Sadly the rain meant the curtailment of the local processions of the image of Cristo resucitado so the streets were extra quiet where one would have expected them to be full of people waiting for the procession to pass. Late in the evening I happened on a Fuengirola TV broadcast, which showed the bedraggled procession arriving at the Parish Church of our Lady in Plaza del Carmen, where all the processionistas, civic officials took refuge, along with the trono of Cristo resucitado and its bearers.
Thanks to this excellent broadcast service I was also able to capture a few inside views which timing and location would have otherwise denied me.
The band reassembled in the gallery and played, and the trono moved around in a restricted area that had been hastily cleared of its bench pews to create a space.
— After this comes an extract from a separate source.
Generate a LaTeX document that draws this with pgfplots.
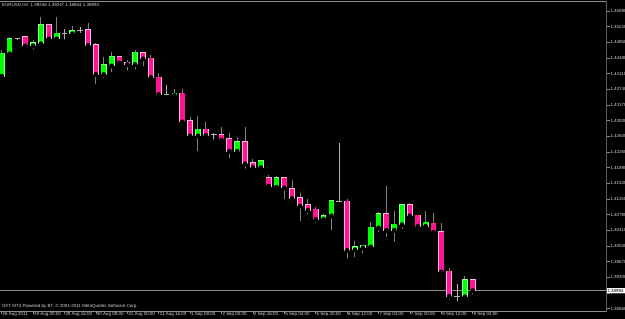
\documentclass[border=0pt]{standalone}
\usepackage{pgfplots}
\pgfplotsset{compat=1.18}
\usepackage{pgfplotstable}
\usepackage{fontspec}
\setmainfont{Liberation Sans}
\definecolor{bullc}{HTML}{00FF00}
\definecolor{bullb}{HTML}{8CFF8C}
\definecolor{bearc}{HTML}{FF1493}
\definecolor{bearb}{HTML}{FFB8DC}
\definecolor{wickc}{HTML}{808080}
\definecolor{dojic}{HTML}{B4B4B4}
\definecolor{axc}{HTML}{8C8C8C}
\definecolor{txtc}{HTML}{D8D8D8}
\newcommand\lbl{\fontsize{4.5}{5}\selectfont}

\pgfplotstableread{
i o h l c
0 1.44055 1.44669 1.44008 1.44591
1 1.44582 1.44983 1.44551 1.44929
4 1.44771 1.44905 1.44629 1.44834
5 1.44818 1.45455 1.44810 1.45259
7 1.44936 1.45441 1.44827 1.45063
9 1.45054 1.45236 1.45023 1.45125
13 1.44095 1.44511 1.43961 1.44315
14 1.44298 1.44629 1.44095 1.44511
17 1.44331 1.44669 1.44157 1.44615
22 1.43599 1.43741 1.43488 1.43647
25 1.42645 1.43111 1.42230 1.42797
30 1.42284 1.42608 1.42213 1.42497
33 1.41899 1.42072 1.41876 1.42055
35 1.41434 1.41694 1.41363 1.41647
41 1.40671 1.40803 1.40600 1.40756
42 1.40756 1.41127 1.40355 1.41103
45 1.39953 1.40159 1.39727 1.40017
46 1.40001 1.40072 1.39821 1.40057
47 1.40024 1.40607 1.40010 1.40482
48 1.40473 1.40851 1.40324 1.40803
50 1.40418 1.40874 1.40088 1.40553
51 1.40548 1.41032 1.40395 1.41009
54 1.40506 1.40867 1.40497 1.40600
59 1.38843 1.39332 1.38840 1.39238
}\bull

\pgfplotstableread{
i o h l c
3 1.44983 1.45007 1.44747 1.44771
6 1.45259 1.45283 1.44851 1.44936
11 1.45141 1.45300 1.44686 1.44780
12 1.44787 1.44827 1.43819 1.44095
15 1.44511 1.44520 1.44275 1.44369
16 1.44369 1.44433 1.44133 1.44331
18 1.44598 1.44605 1.44237 1.44464
19 1.44473 1.44551 1.43921 1.44024
20 1.44024 1.44119 1.43547 1.43623
23 1.43647 1.43741 1.42874 1.42976
24 1.42993 1.43080 1.42608 1.42645
26 1.42797 1.42962 1.42560 1.42655
28 1.42662 1.42844 1.42504 1.42544
29 1.42567 1.42702 1.42055 1.42284
31 1.42497 1.42844 1.41819 1.41984
32 1.42008 1.42095 1.41812 1.41899
34 1.41647 1.41717 1.41363 1.41458
36 1.41654 1.41677 1.41096 1.41417
37 1.41394 1.41599 1.41049 1.41167
38 1.41174 1.41285 1.40577 1.40992
39 1.41009 1.41151 1.40733 1.40891
40 1.40907 1.40955 1.40537 1.40671
44 1.41096 1.41151 1.39694 1.39939
49 1.40803 1.41465 1.40206 1.40418
52 1.41009 1.41056 1.40733 1.40756
53 1.40766 1.40773 1.40473 1.40506
55 1.40579 1.40813 1.40260 1.40371
56 1.40371 1.40591 1.39373 1.39434
57 1.39443 1.39528 1.38725 1.38860
60 1.39246 1.39247 1.38854 1.38994
}\bear

\pgfplotstableread{
i o h l c
2 1.44936 1.44960 1.44851 1.44936
8 1.45063 1.45158 1.44865 1.45063
10 1.45125 1.45219 1.45023 1.45125
21 1.43623 1.43843 1.43552 1.43623
27 1.42669 1.42716 1.42504 1.42669
43 1.41096 1.42480 1.41049 1.41096
58 1.38860 1.39143 1.38688 1.38860
}\doji

\begin{document}
\begin{tikzpicture}
\useasboundingbox (0bp,0bp) rectangle (625bp,319bp);
\fill[black] (0bp,0bp) rectangle (625bp,319bp);
\begin{axis}[
  at={(0bp,7.5bp)}, anchor=south west,
  width=606.5bp, height=310bp, scale only axis,
  xmin=-0.2166, xmax=77.04,
  ymin=1.38494, ymax=1.45814,
  axis line style={draw=none},
  xtick={0,4,...,60},
  xticklabels={26 Aug 2011, 29 Aug 00:00, 29 Aug 16:00, 30 Aug 08:00, 31 Aug 00:00, 31 Aug 16:00, 1 Sep 08:00, 2 Sep 00:00, 2 Sep 16:00, 5 Sep 04:00, 5 Sep 20:00, 6 Sep 12:00, 7 Sep 04:00, 7 Sep 20:00, 8 Sep 12:00, 9 Sep 04:00},
  ytick={1.3856,1.3893,1.3930,1.3967,1.4004,1.4041,1.4078,1.4115,1.4152,1.4189,1.4226,1.4263,1.4300,1.4337,1.4374,1.4411,1.4448,1.4485,1.4522,1.4559},
  yticklabels={1.38560,1.38930,1.39300,1.39670,1.40040,1.40410,1.40780,1.41150,1.41520,1.41890,1.42260,1.42630,1.43000,1.43370,1.43740,1.44110,1.44480,1.44850,1.45220,1.45590},
  xtick pos=bottom, ytick pos=right, yticklabel pos=right,
  tick align=outside, major tick length=3bp,
  tick style={draw=axc, line width=0.6bp},
  yticklabel style={anchor=west, font=\lbl, text=txtc, inner sep=0pt, xshift=0.8bp},
  xticklabel style={anchor=north west, font=\lbl, text=txtc, inner sep=0pt, xshift=0.8bp, yshift=2.2bp},
]
% frame
\draw[axc, line width=0.6bp] (rel axis cs:0,1) -- (rel axis cs:1,1) -- (rel axis cs:1,0) -- (rel axis cs:0,0);
% bid line
\addplot[axc, line width=0.6bp, forget plot] coordinates {(-1,1.38994) (80,1.38994)};
% wicks
\addplot[only marks, mark=none, forget plot, error bars/.cd, y dir=plus, y explicit, error mark=none,
  error bar style={draw=wickc, line width=1bp}] table[x=i, y=l, y error expr=\thisrow{h}-\thisrow{l}] {\bull};
\addplot[only marks, mark=none, forget plot, error bars/.cd, y dir=plus, y explicit, error mark=none,
  error bar style={draw=wickc, line width=1bp}] table[x=i, y=l, y error expr=\thisrow{h}-\thisrow{l}] {\bear};
\addplot[only marks, mark=none, forget plot, error bars/.cd, y dir=plus, y explicit, error mark=none,
  error bar style={draw=dojic, line width=0.8bp}] table[x=i, y=l, y error expr=\thisrow{h}-\thisrow{l}] {\doji};
% bodies bull
\addplot[only marks, mark=none, forget plot, error bars/.cd, y dir=plus, y explicit, error mark=none,
  error bar style={draw=bullb, line width=5.8bp}] table[x=i, y expr=\thisrow{o}-0.00013, y error expr=\thisrow{c}-\thisrow{o}+0.00026] {\bull};
\addplot[only marks, mark=none, forget plot, error bars/.cd, y dir=plus, y explicit, error mark=none,
  error bar style={draw=bullc, line width=4.6bp}] table[x=i, y=o, y error expr=\thisrow{c}-\thisrow{o}] {\bull};
% bodies bear
\addplot[only marks, mark=none, forget plot, error bars/.cd, y dir=plus, y explicit, error mark=none,
  error bar style={draw=bearb, line width=5.8bp}] table[x=i, y expr=\thisrow{c}-0.00013, y error expr=\thisrow{o}-\thisrow{c}+0.00026] {\bear};
\addplot[only marks, mark=none, forget plot, error bars/.cd, y dir=plus, y explicit, error mark=none,
  error bar style={draw=bearc, line width=4.6bp}] table[x=i, y=c, y error expr=\thisrow{o}-\thisrow{c}] {\bear};
% doji bodies
\addplot[only marks, mark=-, mark size=2.9bp, mark options={draw=dojic, line width=0.8bp}, forget plot] table[x=i, y=o] {\doji};
\end{axis}
\node[anchor=west, fill=white, text=black, inner xsep=0.8bp, inner ysep=0.7bp, font=\lbl] at (606.5bp,28.5bp) {1.38994};
\node[anchor=north west, inner sep=0pt, font=\lbl, text=txtc] at (2bp,315.5bp) {EURUSD,H4\ \ 1.39246 1.39247 1.38854 1.38994};
\node[anchor=north west, inner sep=0pt, font=\lbl, text=txtc] at (2bp,14.8bp) {GFT MT4 Powered by BT, © 2001-2011 MetaQuotes Software Corp.};
\end{tikzpicture}
\end{document}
Every now and then, at a signal, all the hand bells used in procession to signal between the different sections of walkers would be rung together and the trono exalted up at arms length by its bearers in celebration - women as well as men included, I noted.
Rain must have been a disappointment for those who'd put so much time and effort into preparing for this crowning event of such a remarkable week in the life of the Andalusian faithful, but even so they made the best they could of a very damp occasion. As they say in the Caribbean - Hallelujah anyhow.